Черчилля вконец измучили эти «средневековая рознь и варварские страсти». Несмотря на свою убежденность в том, что необходимо было найти решение, устраивающее обе стороны, для начала он по обыкновению прибегнул к силе. Вот почему Черчилль стал поощрять формирование милиции — полуполиции, полуармии — английских карательных отрядов, которые с чрезмерной суровостью отвечали террором на террор. Помимо милиции были сформированы вспомогательные отряды, которые при подавлении восстания проявляли еще большую жестокость. Засады, безжалостные акты мести, дерзкие налеты, убийства следовали друг за другом. В Ирландии не смолкали выстрелы, текли реки крови — вот какого порядка добилось правительство принятыми мерами. Казалось, замкнутый круг насилия невозможно было разорвать.
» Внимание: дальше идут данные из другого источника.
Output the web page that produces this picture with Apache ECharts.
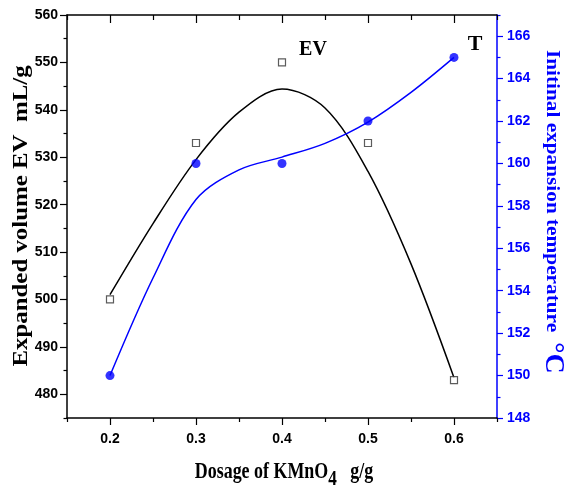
<!DOCTYPE html>
<html><head><meta charset="utf-8">
<script src="https://cdn.jsdelivr.net/npm/echarts@6/dist/echarts.min.js"></script>
<style>html,body{margin:0;padding:0;background:#fff}#c{width:568px;height:491px}</style>
</head><body><div id="c"></div>
<script>
// Measured data
const evX = [0.2, 0.3, 0.4, 0.5, 0.6];
const evValues = [500, 533, 550, 533, 483];
const tX = [0.2, 0.3, 0.4, 0.5, 0.6];
const tValues = [150, 160, 160, 162, 165];
// Fitted curves
const evFitX = [0.2, 0.25, 0.3, 0.35, 0.4, 0.45, 0.5, 0.55, 0.6];
const evFitValues = [501, 516, 529.5, 539.5, 544.4, 540.4, 527, 507.5, 483.5];
const tFitX = [0.2, 0.25, 0.3, 0.35, 0.4, 0.45, 0.5, 0.55, 0.6];
const tFitValues = [150, 154.6, 158.3, 159.7, 160.3, 160.95, 161.95, 163.35, 165];
// Tick values
const xMajorTicks = [0.2, 0.3, 0.4, 0.5, 0.6];
const xMinorTicks = [0.15, 0.25, 0.35, 0.45, 0.55, 0.65];
const leftMajorTicks = [480, 490, 500, 510, 520, 530, 540, 550, 560];
const leftMinorTicks = [475, 485, 495, 505, 515, 525, 535, 545, 555];
const rightMajorTicks = [148, 150, 152, 154, 156, 158, 160, 162, 164, 166];
const rightMinorTicks = [149, 151, 153, 155, 157, 159, 161, 163, 165, 167];

const BLUE = '#0000ff';
const tickFont = "'Liberation Sans Narrow','Liberation Sans',Arial,sans-serif";
const serif = "'Liberation Serif','Times New Roman',serif";

function pairs(xs, ys) { return xs.map((x, i) => [x, ys[i]]); }

function xAx(pos, ticks, len, inside, showLine, labels) {
  return {
    type: 'value', min: 0.15, max: 0.65, position: pos,
    axisLine: {show: showLine, onZero: false, lineStyle: {color: '#000', width: 1.5}},
    axisTick: {show: true, inside: inside, length: len, customValues: ticks, lineStyle: {color: '#000', width: 1.2}},
    axisLabel: labels ? {show: true, customValues: ticks, margin: 14, color: '#000', fontFamily: tickFont, fontWeight: 'bold', fontSize: 14, formatter: v => String(Math.round(v * 10) / 10)} : {show: false},
    splitLine: {show: false}
  };
}
function yAx(pos, min, max, ticks, len, showLine, labels, color, margin) {
  return {
    type: 'value', min: min, max: max, position: pos,
    axisLine: {show: showLine, onZero: false, lineStyle: {color: color, width: 1.5}},
    axisTick: {show: true, inside: false, length: len, customValues: ticks, lineStyle: {color: color, width: 1.2}},
    axisLabel: labels ? {show: true, customValues: ticks, margin: margin, color: color, fontFamily: tickFont, fontWeight: 'bold', fontSize: 14} : {show: false},
    splitLine: {show: false}
  };
}

const chart = echarts.init(document.getElementById('c'), null, {renderer: 'canvas'});
chart.setOption({
  backgroundColor: '#fff',
  animation: false,
  grid: {left: 67, right: 71, top: 15, bottom: 73, containLabel: false},
  xAxis: [
    xAx('bottom', xMajorTicks, 7, false, true, true),
    xAx('bottom', xMinorTicks, 4, false, false, false),
    xAx('top', xMajorTicks, 8, true, true, false),
    xAx('top', xMinorTicks, 5, true, false, false)
  ],
  yAxis: [
    yAx('left', 475, 560, leftMajorTicks, 7, true, true, '#000', 9),
    yAx('left', 475, 560, leftMinorTicks, 3.5, false, false, '#000', 9),
    yAx('right', 148, 167, rightMajorTicks, 6, true, true, BLUE, 10),
    yAx('right', 148, 167, rightMinorTicks, 3.5, false, false, BLUE, 10)
  ],
  series: [
    {type: 'line', xAxisIndex: 0, yAxisIndex: 0, data: pairs(evFitX, evFitValues), smooth: 0.33, showSymbol: false, symbol: 'none', lineStyle: {color: '#000', width: 1.5}, z: 2},
    {type: 'line', xAxisIndex: 0, yAxisIndex: 2, data: pairs(tFitX, tFitValues), smooth: 0.33, showSymbol: false, symbol: 'none', lineStyle: {color: BLUE, width: 1.5}, z: 2},
    {type: 'scatter', xAxisIndex: 0, yAxisIndex: 0, data: pairs(evX, evValues), symbol: 'rect', symbolSize: 7, itemStyle: {color: '#fff', borderColor: '#333', borderWidth: 1.2}, z: 3},
    {type: 'scatter', xAxisIndex: 0, yAxisIndex: 2, data: pairs(tX, tValues), symbol: 'circle', symbolSize: 9, itemStyle: {color: BLUE}, z: 3}
  ],
  graphic: [
    {type: 'text', x: 21, y: 216, rotation: Math.PI / 2, scaleX: 1.13,
      style: {text: 'Expanded volume EV  mL/g', font: 'bold 22px ' + serif, fill: '#000', align: 'center', verticalAlign: 'middle'}},
    {type: 'text', x: 552, y: 191, rotation: -Math.PI / 2, scaleX: 1.12,
      style: {text: 'Initinal expansion temperature', font: 'bold 19px ' + serif, fill: BLUE, align: 'center', verticalAlign: 'middle'}},
    {type: 'text', x: 553, y: 358, rotation: -Math.PI / 2,
      style: {text: '°C', font: 'bold 28px ' + serif, fill: BLUE, align: 'center', verticalAlign: 'middle'}},
    {type: 'text', x: 284, y: 472, scaleX: 0.78,
      style: {text: 'Dosage of KMnO{s|4}   g/g', font: 'bold 23px ' + serif, fill: '#000', align: 'center', verticalAlign: 'middle',
        rich: {s: {font: 'bold 22px ' + serif, fill: '#000', padding: [14, 0, 0, 0]}}}},
    {type: 'text', x: 313, y: 50,
      style: {text: 'EV', font: 'bold 20px ' + serif, fill: '#000', align: 'center', verticalAlign: 'middle'}},
    {type: 'text', x: 475, y: 44,
      style: {text: 'T', font: 'bold 22px ' + serif, fill: '#000', align: 'center', verticalAlign: 'middle'}}
  ]
});
</script>
</body></html>
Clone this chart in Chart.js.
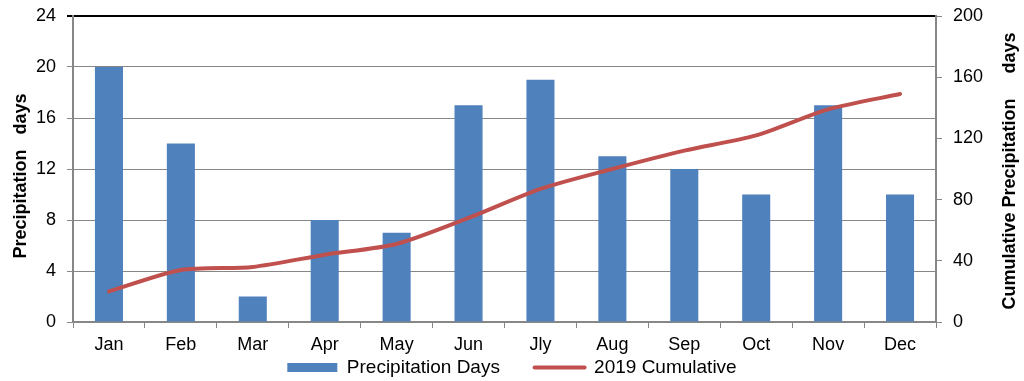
<!DOCTYPE html>
<html><head><meta charset="utf-8">
<script src="https://cdn.jsdelivr.net/npm/chart.js@4/dist/chart.umd.min.js"></script>
<style>html,body{margin:0;padding:0;background:#fff}#wrap{width:1024px;height:381px}</style>
</head><body><div id="wrap"><canvas id="c" width="1024" height="381"></canvas></div>
<script>
const categories = ['Jan','Feb','Mar','Apr','May','Jun','Jly','Aug','Sep','Oct','Nov','Dec'];
const precipitationDays = [20,14,2,8,7,17,19,13,12,10,17,10];
const cumulative2019 = [20,34,36,44,51,68,87,100,112,122,139,149];
const leftTickValues = [0,4,8,12,16,20,24];
const rightTickValues = [0,40,80,120,160,200];
const seriesNames = ['Precipitation Days','2019 Cumulative'];
const axisTitles = ['Precipitation   days','Cumulative Precipitation     days'];

const BLUE = '#4F81BD', RED = '#C0504D', GRID = '#878787';
const FAM = '"Liberation Sans", Arial, sans-serif';

// draws both rotated axis titles (reading bottom-to-top, as in the original)
const axisTitlePlugin = {
  id: 'axisTitles',
  afterDraw(chart) {
    const ctx = chart.ctx, a = chart.chartArea;
    const cy = (a.top + a.bottom) / 2;
    ctx.save();
    ctx.fillStyle = '#000';
    ctx.font = 'bold 18px ' + FAM;
    ctx.textAlign = 'center';
    ctx.textBaseline = 'middle';
    [[chart.scales.y.left + 21, cy + 7, axisTitles[0]],
     [chart.scales.y1.left + 74, cy + 2, axisTitles[1]]].forEach(([x, y, t]) => {
      ctx.save(); ctx.translate(x, y); ctx.rotate(-Math.PI / 2); ctx.fillText(t, 0, 0); ctx.restore();
    });
    ctx.restore();
  }
};

new Chart(document.getElementById('c'), {
  plugins: [axisTitlePlugin],
  data: {
    labels: categories,
    datasets: [
      { type: 'bar', label: seriesNames[0], data: precipitationDays, backgroundColor: BLUE,
        borderWidth: 0, yAxisID: 'y', order: 2, categoryPercentage: 1, barPercentage: 0.39 },
      { type: 'line', label: seriesNames[1], data: cumulative2019, borderColor: RED, backgroundColor: RED,
        borderWidth: 4, pointRadius: 0, tension: 0.25, yAxisID: 'y1', order: 1, borderCapStyle: 'round' }
    ]
  },
  options: {
    responsive: false, animation: false, devicePixelRatio: 1,
    layout: { padding: { top: 16, left: 0, right: 0, bottom: -6 } },
    plugins: {
      tooltip: { enabled: false },
      legend: {
        position: 'bottom',
        labels: {
          usePointStyle: true, pointStyleWidth: 50, boxHeight: 9, padding: 3,
          color: '#000', font: { family: FAM, size: 19 },
          generateLabels: chart => chart.data.datasets.map((ds, i) => ({
            text: i === 0 ? ds.label + '      ' : ds.label, datasetIndex: i, hidden: false,
            fillStyle: i === 0 ? BLUE : RED, strokeStyle: i === 0 ? BLUE : RED,
            lineWidth: i === 0 ? 0 : 4, lineCap: 'round',
            pointStyle: i === 0 ? 'rect' : 'line', fontColor: '#000'
          }))
        }
      }
    },
    scales: {
      x: {
        grid: { display: true, drawOnChartArea: false, offset: true, tickLength: 6, color: GRID, lineWidth: 1 },
        border: { color: GRID, width: 2 },
        ticks: { color: '#000', font: { family: FAM, size: 18 }, padding: 6 },
        afterFit: s => { s.height = 33; }
      },
      y: {
        position: 'left', min: 0, max: 24,
        afterBuildTicks: s => { s.ticks = leftTickValues.map(v => ({ value: v })); },
        grid: {
          tickLength: 6,
          color: c => (c.tick && c.tick.value === 24) ? '#000' : GRID,
          lineWidth: c => (c.tick && c.tick.value === 24) ? 2 : 1
        },
        border: { color: GRID, width: 2 },
        ticks: { color: '#000', font: { family: FAM, size: 18, lineHeight: 0.4 }, padding: 11 },
        afterFit: s => { s.width = 73; }
      },
      y1: {
        position: 'right', min: 0, max: 200,
        afterBuildTicks: s => { s.ticks = rightTickValues.map(v => ({ value: v })); },
        grid: { drawOnChartArea: false, tickLength: 6, color: GRID, lineWidth: 1 },
        border: { color: GRID, width: 2 },
        ticks: { color: '#000', font: { family: FAM, size: 18, lineHeight: 0.4 }, padding: 11 },
        afterFit: s => { s.width = 88; }
      }
    }
  }
});
</script></body></html>
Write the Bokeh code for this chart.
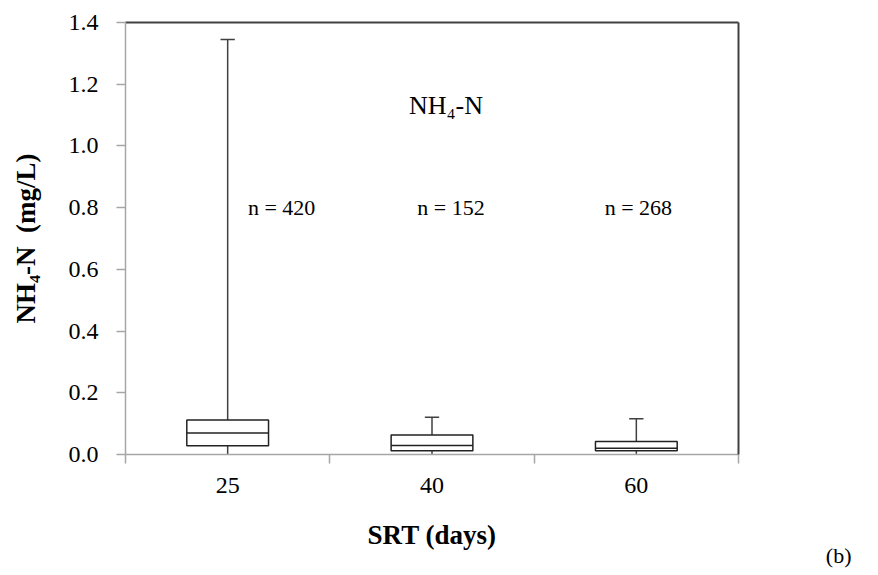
from bokeh.plotting import figure
from bokeh.models import Range1d, FixedTicker, LinearAxis, Label, Title, ColumnDataSource, CustomJSTickFormatter
from bokeh.embed import file_html
from bokeh.resources import INLINE

# ---- data ----
categories = ["25", "40", "60"]
q1 = [0.028, 0.012, 0.012]
median = [0.070, 0.029, 0.020]
q3 = [0.112, 0.063, 0.042]
lower = [0.0, 0.002, 0.002]
upper = [1.345, 0.121, 0.116]
n_counts = [420, 152, 268]
y_ticks = [0.0, 0.2, 0.4, 0.6, 0.8, 1.0, 1.2, 1.4]

FONT = "Liberation Serif"
AXIS_GRAY = "#a6a6a6"
DARK = "#404040"

pos = [i + 0.5 for i in range(len(categories))]
src = ColumnDataSource(dict(x=pos, q1=q1, med=median, q3=q3, lo=lower, hi=upper))

p = figure(width=878, height=575, frame_width=613, frame_height=432,
           x_range=Range1d(0, len(categories)), y_range=Range1d(0, 1.4),
           output_backend="svg", toolbar_location=None,
           min_border_left=125, min_border_right=140, min_border_top=22, min_border_bottom=121)
p.outline_line_color = None
p.grid.visible = False
p.background_fill_color = "white"
p.border_fill_color = "white"

# whiskers
p.segment(x0="x", y0="q3", x1="x", y1="hi", source=src, line_color=DARK, line_width=1.5)
p.segment(x0="x", y0="lo", x1="x", y1="q1", source=src, line_color=DARK, line_width=1.5)
cap = 0.035
p.segment(x0=[x - cap for x in pos], y0=upper, x1=[x + cap for x in pos], y1=upper,
          line_color=DARK, line_width=1.5)
# boxes
p.vbar(x="x", width=0.4, bottom="q1", top="q3", source=src,
       fill_color="white", line_color="#222222", line_width=1.5)
p.segment(x0=[x - 0.2 for x in pos], y0=median, x1=[x + 0.2 for x in pos], y1=median,
          line_color="#222222", line_width=1.5)

# axes
xa = p.xaxis[0]
xa.ticker = FixedTicker(ticks=pos, minor_ticks=list(range(len(categories) + 1)))
xa.major_label_overrides = {x: c for x, c in zip(pos, categories)}
xa.major_tick_out = 0
xa.major_tick_in = 0
xa.minor_tick_out = 9
xa.minor_tick_in = 0
xa.minor_tick_line_color = AXIS_GRAY
xa.axis_line_color = AXIS_GRAY
xa.axis_line_width = 1.5
xa.minor_tick_line_width = 1.5
xa.major_label_standoff = 14
xa.major_label_text_font = FONT
xa.major_label_text_font_size = "24px"
xa.major_label_text_color = "black"
xa.axis_label = "SRT (days)"
xa.axis_label_text_font = FONT
xa.axis_label_text_font_style = "bold"
xa.axis_label_text_font_size = "27px"
xa.axis_label_text_color = "black"
xa.axis_label_standoff = 24

ya = p.yaxis[0]
ya.ticker = FixedTicker(ticks=y_ticks, minor_ticks=[])
ya.formatter = CustomJSTickFormatter(code="return tick.toFixed(1);")
ya.major_tick_out = 9
ya.major_tick_in = 0
ya.major_tick_line_color = AXIS_GRAY
ya.major_tick_line_width = 1.5
ya.axis_line_color = AXIS_GRAY
ya.axis_line_width = 1.5
ya.major_label_standoff = 18
ya.major_label_text_font = FONT
ya.major_label_text_font_size = "24px"
ya.major_label_text_color = "black"
ya.axis_label = "NH\u2084-N\u00a0 (mg/L)"
ya.axis_label_text_font = FONT
ya.axis_label_text_font_style = "bold"
ya.axis_label_text_font_size = "27px"
ya.axis_label_text_color = "black"
ya.axis_label_standoff = 25

for loc in ("above", "right"):
    ax = LinearAxis(ticker=FixedTicker(ticks=[]), axis_line_color=DARK, axis_line_width=2,
                    major_tick_out=0, major_tick_in=0, minor_tick_out=0, minor_tick_in=0,
                    major_label_text_font_size="0px")
    p.add_layout(ax, loc)

# annotations
n_offsets = [54, 19, 2]
for x, n, off in zip(pos, n_counts, n_offsets):
    p.add_layout(Label(x=x, y=0.8, x_offset=off, text=f"n = {n}", text_font=FONT,
                       text_font_size="22px", text_align="center", text_baseline="middle",
                       text_color="black"))
p.add_layout(Label(x=1.5, y=1.13, x_offset=14, text="NH\u2084-N", text_font=FONT,
                   text_font_size="26px", text_align="center", text_baseline="middle",
                   text_color="black"))
p.add_layout(Title(text="(b)", align="right", offset=-113, standoff=-31,
                   text_font=FONT, text_font_size="22px", text_font_style="normal",
                   text_color="black"), "below")

open("out.html", "w").write(file_html(p, INLINE))
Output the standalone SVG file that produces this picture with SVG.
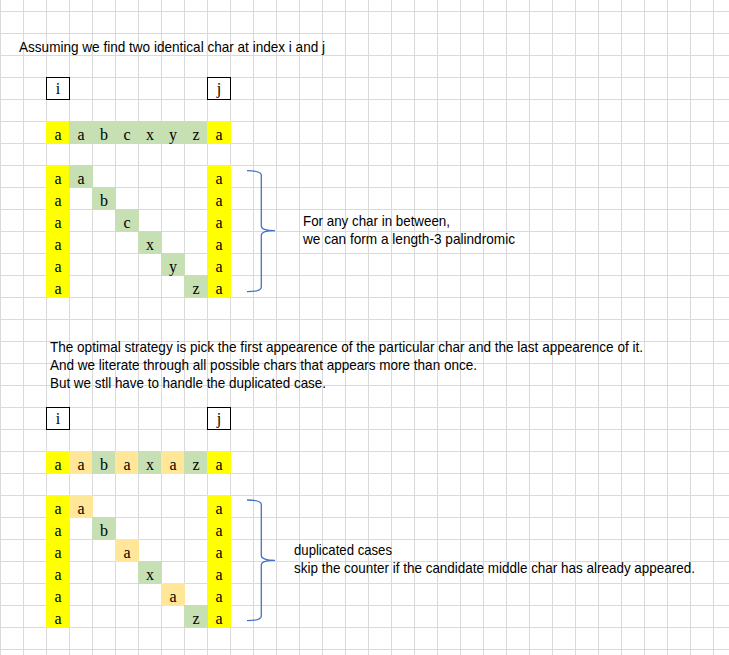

Клементина умоляла Черчилля прислушаться к голосу разума, взывала к его человеколюбию. «Употреби все свое влияние, дорогой, — писала она ему, — чтобы хоть немного успокоить разыгравшуюся бурю и восстановить справедливость в Ирландии. (...) Я чувствую себя такой несчастной и разочарованной всякий раз, когда ты прибегаешь к грубой силе, тактике фрицев, полагая, что она принесет успех»[145].
Ллойд Джордж, в конце концов, понял, что единственно возможным в сложившейся ситуации решением было решение политическое. И он решил даровать Ирландии независимость, одновременно разделив ее территорию. Черчилль с готовностью поддержал премьер-министра. Итак, позиция Лондона была пересмотрена, и в мае-июне 1921 года правительство решило провести переговоры с ирландскими националистами и заключить с ними перемирие, которое и было подписано в июле. Результатом переговоров, прошедших на Даунинг стрит в октябре, стал договор, подписанный 6 декабря 1921 года. Черчилль внес самый весомый вклад в его подготовку. Отныне англичане надеялись на добрые отношения с Коллинзом, долгосрочные и опирающиеся на здравый смысл.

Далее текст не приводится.